Sensitivity exercises for international housing markets
In the Focus «Advanced economy housing markets in a scenario of tighter monetary policy (part I)» we have documented signs of overvaluation in various international housing markets. While some of them have already begun to experience corrections, stress in housing affordability ratios and tighter monetary policy highlight the challenge posed by the current economic environment. In order to gauge the impact of these forces on real estate markets, we carried out two complementary exercises which give us clues as to the potential correction they could experience in their housing prices.
Firstly, we estimated the fall in housing prices which would be required for the housing affordability ratio (housing prices to household disposable income) to return to pre-pandemic levels within the next two years. Secondly, we estimated an econometric model which reveals the sensitivity of housing prices to an interest
rate shock for each of the countries.
According to the first methodology,1 and for all 25 countries analysed, the average correction in nominal housing prices over the next two years relative to their peak could be around 13%.2 However, the differences between countries are significant. The US and New Zealand are the markets that could experience the biggest correction in housing prices (around 20% peak-to-bottom) in order to recover the affordability ratio of late 2019. In both countries, prices began to fall mid-last year, but some two-thirds of the total estimated correction is yet to occur. On the other hand, in Italy the exercise suggests that the price of housing has room for growth in the next two years, since the expected increase in household incomes alone would lead the affordability ratio to converge with the Q4 2019 level by the end of 2024. For Spain, it is estimated that a material correction in housing prices would not be necessary. Sweden, Australia and Canada, which are among the markets which overheated the most, stand out as having already experienced more than half of the anticipated total correction. In contrast, it is estimated that Luxembourg and the Netherlands, which have a similar correction potential (around 15%), have only experienced a quarter of the total.
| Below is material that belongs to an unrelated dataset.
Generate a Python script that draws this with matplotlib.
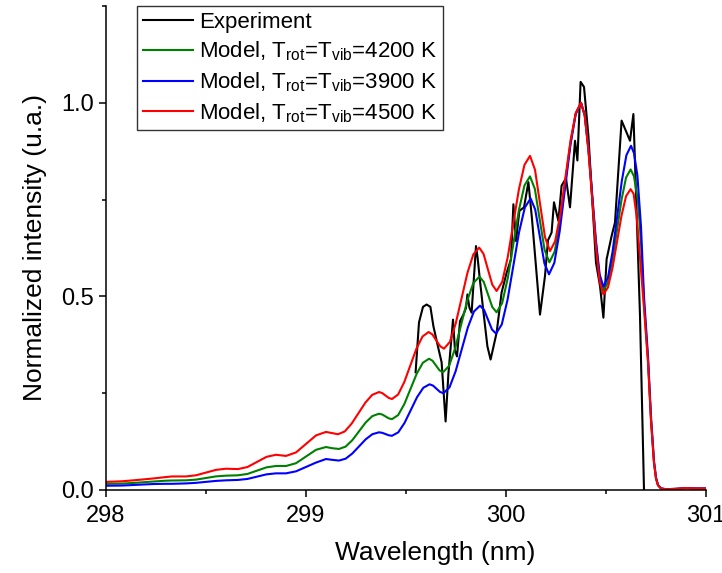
import matplotlib
matplotlib.use("Agg")
import matplotlib.pyplot as plt
from matplotlib.ticker import MultipleLocator, FormatStrFormatter

plt.rcParams['font.family'] = ['Liberation Sans', 'DejaVu Sans']
plt.rcParams['mathtext.default'] = 'regular'

# ---------------- data ----------------
exp_wl = [299.548, 299.565, 299.585, 299.603, 299.622, 299.637, 299.66, 299.678,
          299.698, 299.712, 299.735, 299.745, 299.755, 299.770, 299.787, 299.800,
          299.807, 299.817, 299.828, 299.850, 299.858, 299.870, 299.885, 299.907,
          299.923, 299.953, 299.978, 300.003, 300.025, 300.037, 300.050, 300.067,
          300.090, 300.112, 300.130, 300.170, 300.195, 300.210, 300.228, 300.240,
          300.262, 300.278, 300.300, 300.320, 300.345, 300.357, 300.373, 300.390,
          300.412, 300.450, 300.470, 300.487, 300.503, 300.528, 300.545, 300.578,
          300.620, 300.637, 300.670, 300.690]
exp_int = [0.304, 0.433, 0.473, 0.479, 0.473, 0.423, 0.370, 0.330,
           0.177, 0.300, 0.440, 0.360, 0.345, 0.436, 0.453, 0.470,
           0.505, 0.471, 0.458, 0.630, 0.600, 0.540, 0.470, 0.371,
           0.337, 0.406, 0.510, 0.561, 0.596, 0.738, 0.643, 0.721,
           0.730, 0.795, 0.700, 0.453, 0.553, 0.645, 0.665, 0.743,
           0.695, 0.786, 0.805, 0.730, 0.902, 0.851, 1.054, 1.041,
           0.915, 0.587, 0.527, 0.445, 0.596, 0.656, 0.691, 0.954,
           0.902, 0.971, 0.450, 0.000]

tail_wl = [300.80, 300.85, 300.90, 300.95, 301.00]
tail_int = [0.002, 0.003, 0.005, 0.004, 0.004]

wl_4500 = [298.00, 298.08, 298.16, 298.24, 298.30, 298.33, 298.40, 298.45, 298.50,
           298.55, 298.60, 298.66, 298.7075, 298.755, 298.8025, 298.85, 298.875,
           298.90, 298.95, 299.00, 299.05, 299.10, 299.13, 299.16, 299.194, 299.228,
           299.2625, 299.297, 299.331, 299.365, 299.381, 299.3975, 299.414, 299.43,
           299.4605, 299.491, 299.5215, 299.552, 299.5825, 299.613, 299.632, 299.651,
           299.671, 299.69, 299.7193, 299.7487, 299.778, 299.8073, 299.8367, 299.866,
           299.8878, 299.9095, 299.9313, 299.953, 299.9808, 300.0087, 300.0365,
           300.0643, 300.0922, 300.12, 300.145, 300.17, 300.195, 300.22, 300.2458,
           300.2717, 300.2975, 300.3233, 300.3492, 300.375, 300.3937, 300.4123,
           300.431, 300.4497, 300.4683, 300.487, 300.5097, 300.5323, 300.555,
           300.5777, 300.6003, 300.623, 300.638, 300.653, 300.67, 300.69, 300.71,
           300.725, 300.74, 300.75, 300.76, 300.775]
int_4500 = [0.021, 0.0225, 0.026, 0.030, 0.0335, 0.035, 0.035, 0.038, 0.045,
            0.052, 0.055, 0.054, 0.0594, 0.0725, 0.0856, 0.091, 0.0895,
            0.088, 0.097, 0.119, 0.141, 0.150, 0.147, 0.144, 0.1513, 0.1713,
            0.1985, 0.2258, 0.2457, 0.253, 0.2504, 0.244, 0.2377, 0.235,
            0.2466, 0.2783, 0.3215, 0.3648, 0.3964, 0.408, 0.4017, 0.3865,
            0.3713, 0.365, 0.3825, 0.4303, 0.4955, 0.5608, 0.6085, 0.626,
            0.6096, 0.570, 0.5304, 0.514, 0.5374, 0.6013, 0.6885,
            0.7758, 0.8396, 0.863, 0.8271, 0.740, 0.6529, 0.617, 0.6427,
            0.7128, 0.8085, 0.9043, 0.9743, 1.000, 0.9668, 0.8763,
            0.7525, 0.6288, 0.5382, 0.505, 0.5232, 0.573, 0.641,
            0.709, 0.7588, 0.777, 0.765, 0.708, 0.600, 0.470, 0.330,
            0.180, 0.070, 0.030, 0.012, 0.004]

wl_4200 = [298.00, 298.08, 298.16, 298.24, 298.30, 298.33, 298.40, 298.45, 298.50,
           298.55, 298.60, 298.66, 298.7075, 298.755, 298.8025, 298.85, 298.875,
           298.90, 298.95, 299.00, 299.05, 299.10, 299.13, 299.165, 299.1983,
           299.2317, 299.265, 299.2983, 299.3317, 299.365, 299.381, 299.3975,
           299.414, 299.43, 299.4608, 299.4917, 299.5225, 299.5533, 299.5842,
           299.615, 299.6325, 299.65, 299.6675, 299.685, 299.7153, 299.7457,
           299.776, 299.8063, 299.8367, 299.867, 299.8885, 299.91, 299.9315,
           299.953, 299.9808, 300.0087, 300.0365, 300.0643, 300.0922, 300.12,
           300.1443, 300.1685, 300.1928, 300.217, 300.2433, 300.2697, 300.296,
           300.3223, 300.3487, 300.375, 300.3937, 300.4123, 300.431, 300.4497,
           300.4683, 300.487, 300.5097, 300.5323, 300.555, 300.5777, 300.6003,
           300.623, 300.64, 300.66, 300.675, 300.69, 300.71, 300.725, 300.74,
           300.75, 300.76, 300.775]
int_4200 = [0.016, 0.0165, 0.019, 0.022, 0.024, 0.0245, 0.025, 0.0268, 0.031,
            0.0352, 0.037, 0.038, 0.0415, 0.050, 0.0585, 0.062, 0.0622,
            0.062, 0.0692, 0.0865, 0.1038, 0.111, 0.108, 0.106, 0.1121,
            0.1288, 0.1515, 0.1743, 0.1909, 0.197, 0.195, 0.190,
            0.185, 0.183, 0.1935, 0.222, 0.261, 0.300, 0.3286,
            0.339, 0.3339, 0.3215, 0.3091, 0.304, 0.3205, 0.3658,
            0.4275, 0.4893, 0.5345, 0.551, 0.5376, 0.505, 0.4724,
            0.459, 0.4825, 0.5468, 0.6345, 0.7223, 0.7865, 0.810,
            0.7776, 0.699, 0.6204, 0.588, 0.6156, 0.691, 0.794,
            0.897, 0.9724, 1.000, 0.9675, 0.8788, 0.7575, 0.6363,
            0.5475, 0.515, 0.536, 0.5933, 0.6715, 0.7498, 0.807,
            0.828, 0.810, 0.745, 0.640, 0.480, 0.335, 0.180, 0.070,
            0.030, 0.012, 0.004]

wl_3900 = [298.00, 298.08, 298.16, 298.24, 298.30, 298.33, 298.40, 298.45, 298.50,
           298.55, 298.60, 298.66, 298.7075, 298.755, 298.8025, 298.85, 298.875,
           298.90, 298.95, 299.00, 299.05, 299.10, 299.13, 299.165, 299.1983,
           299.2317, 299.265, 299.2983, 299.3317, 299.365, 299.381, 299.3975,
           299.414, 299.43, 299.4613, 299.4927, 299.524, 299.5553, 299.5867,
           299.618, 299.6353, 299.6525, 299.6698, 299.687, 299.7175, 299.748,
           299.7785, 299.809, 299.8395, 299.87, 299.89, 299.91, 299.93, 299.95,
           299.9788, 300.0077, 300.0365, 300.0653, 300.0942, 300.123, 300.146,
           300.169, 300.192, 300.215, 300.2417, 300.2683, 300.295, 300.3217,
           300.3483, 300.375, 300.3937, 300.4123, 300.431, 300.4497, 300.4683,
           300.487, 300.51, 300.533, 300.556, 300.579, 300.602, 300.625, 300.64,
           300.657, 300.675, 300.69, 300.71, 300.725, 300.74, 300.75, 300.76,
           300.775]
int_3900 = [0.011, 0.0115, 0.0135, 0.0155, 0.016, 0.016, 0.017, 0.0185, 0.021,
            0.0235, 0.025, 0.026, 0.0286, 0.0345, 0.0404, 0.043, 0.043,
            0.043, 0.0482, 0.0595, 0.0708, 0.080, 0.078, 0.076, 0.0809,
            0.0943, 0.1125, 0.1308, 0.1441, 0.149, 0.1477, 0.1445,
            0.1413, 0.140, 0.1489, 0.1733, 0.2065, 0.2398, 0.2641,
            0.273, 0.2696, 0.2615, 0.2534, 0.250, 0.2651, 0.3065,
            0.363, 0.4195, 0.4609, 0.476, 0.4655, 0.440, 0.4145, 0.404,
            0.4274, 0.4913, 0.5785, 0.6658, 0.7296, 0.753, 0.7244,
            0.655, 0.5856, 0.557, 0.5867, 0.6678, 0.7785, 0.8893,
            0.9703, 1.000, 0.9682, 0.8813, 0.7625, 0.6438, 0.5568,
            0.525, 0.5494, 0.616, 0.707, 0.798, 0.8646, 0.889, 0.870,
            0.812, 0.680, 0.500, 0.345, 0.190, 0.075, 0.032, 0.013,
            0.004]

labels = ["Experiment",
          r"Model, T$_{rot}$=T$_{vib}$=4200 K",
          r"Model, T$_{rot}$=T$_{vib}$=3900 K",
          r"Model, T$_{rot}$=T$_{vib}$=4500 K"]

x_ticks = [298, 299, 300, 301]
y_ticks = [0.0, 0.5, 1.0]

# ---------------- figure ----------------
fig = plt.figure(figsize=(7.22, 5.73), dpi=100)
ax = fig.add_axes([106/722, (573-490)/573, 600/722, 484/573])

lw = 1.5
l_exp, = ax.plot(exp_wl, exp_int, color='black', lw=lw, label=labels[0])
l_42, = ax.plot(wl_4200 + tail_wl, int_4200 + tail_int, color='#008000', lw=lw,
                label=labels[1])
l_39, = ax.plot(wl_3900 + tail_wl, int_3900 + tail_int, color='#0000ff', lw=lw,
                label=labels[2])
l_45, = ax.plot(wl_4500 + tail_wl, int_4500 + tail_int, color='#ff0000', lw=lw,
                label=labels[3])

ax.set_xlim(298, 301)
ax.set_ylim(0, 1.25)
ax.set_xticks(x_ticks)
ax.set_yticks(y_ticks)
ax.xaxis.set_minor_locator(MultipleLocator(0.5))
ax.yaxis.set_minor_locator(MultipleLocator(0.25))
ax.yaxis.set_major_formatter(FormatStrFormatter('%.1f'))

for s in ['top', 'right']:
    ax.spines[s].set_visible(False)
for s in ['left', 'bottom']:
    ax.spines[s].set_linewidth(1.1)

ax.tick_params(axis='both', which='major', direction='out', length=5, width=1.1,
               labelsize=17, pad=6)
ax.tick_params(axis='both', which='minor', direction='out', length=3, width=1.1)
ax.tick_params(axis='y', which='major', pad=4)

ax.set_xlabel("Wavelength (nm)", fontsize=19)
ax.xaxis.set_label_coords(0.549, -0.105)
ax.set_ylabel("Normalized intensity (u.a.)", fontsize=19, labelpad=10)

leg = ax.legend(handles=[l_exp, l_42, l_39, l_45], loc='upper left',
                bbox_to_anchor=(0.052, 1.0), borderaxespad=0, fontsize=16,
                frameon=True, fancybox=False, edgecolor='black',
                handlelength=2.25, handletextpad=0.3, borderpad=0.25,
                labelspacing=0.32)
leg.get_frame().set_linewidth(1.0)

fig.savefig("out.png", dpi=100)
- 1. This calculation assumes that household income in 2023-2024 (the denominator of the affordability ratio) will grow at the same rate as real GDP and in line with the IMF’s projections (October 2022 WEO). We have also performed alternative calculations using forecasts for GDP per capita and nominal GDP. The results are qualitatively similar. In other words, the correction required in order to recover the affordability ratio of Q4 2019 is achieved, in part, thanks to the improvement in the denominator (income).
- 2. We consider a period of eight quarters for this correction to take place, since this is the average transmission lag from monetary policy to housing prices.
Although the estimated potential corrections are significant, it is also important to note that, at the end of 2024, housing prices would nevertheless remain above the levels of December 2019 in all countries. In other words, this is a partial correction in housing prices following the sharp rallies registered during the pandemic (see second chart).
The second methodology3 indicates that the tightening of monetary policy observed in recent quarters has a potential to cause a median price correction of around 5%.4 This analysis suggests that rate hikes take around eight quarters to be fully transmitted to housing prices, suggesting a gradual cooling in housing markets which could last throughout 2023 and 2024. Furthermore, this exercise allows us to separate the final impact of the monetary tightening process between two forces: on the one hand, the sensitivity of each economy to a particular rise in rates; and, on the other, the rate increase actually observed in recent quarters. Thus, and much like in the first exercise, in some economies we estimate a potential impact of around 15%, while in others the effect is barely noticeable.
- 3. We reproduced the model for the euro area used by Battistini et al. (2022), in «The impact of rising mortgage rates on the euro area housing market», ECB, Economic Bulletin 6/2022, and extend it to the rest of the countries analysed. Specifically, we use a vector autoregression to estimate the relationship between housing prices, residential investment and mortgage rates, adding control variables (real GDP, the CPI, the short-term interbank interest rate and housing credit), for the period 2003-2022. The impulse-response functions are estimated using the local projections method.
- 4. We analysed a group of Anglo-Saxon countries (the US, UK, Canada and Australia), a group of European countries (euro area aggregate, Germany, France, Italy, Spain, the Netherlands and Ireland) and another comprising Scandinavian countries (Norway, Denmark and Finland).
For instance, in the US, the estimated sensitivity of housing prices to interest rates is not among the highest in the sample, but the monetary tightening process has been one of the most pronounced, thus translating into a relatively high potential for correction (around 20%). The picture for the euro area as a whole is similar, albeit somewhat more moderate due to the lower stress in interest rates (potential of just under 15%). However, the estimated impact among the major European economies is clearly lower (between –2% and –10%). In the sample as a whole, the markets which stand out the most in this exercise are those of the Anglo-Saxon countries, with Canada, Australia and the aforementioned case of the US, in addition to the Netherlands in Europe.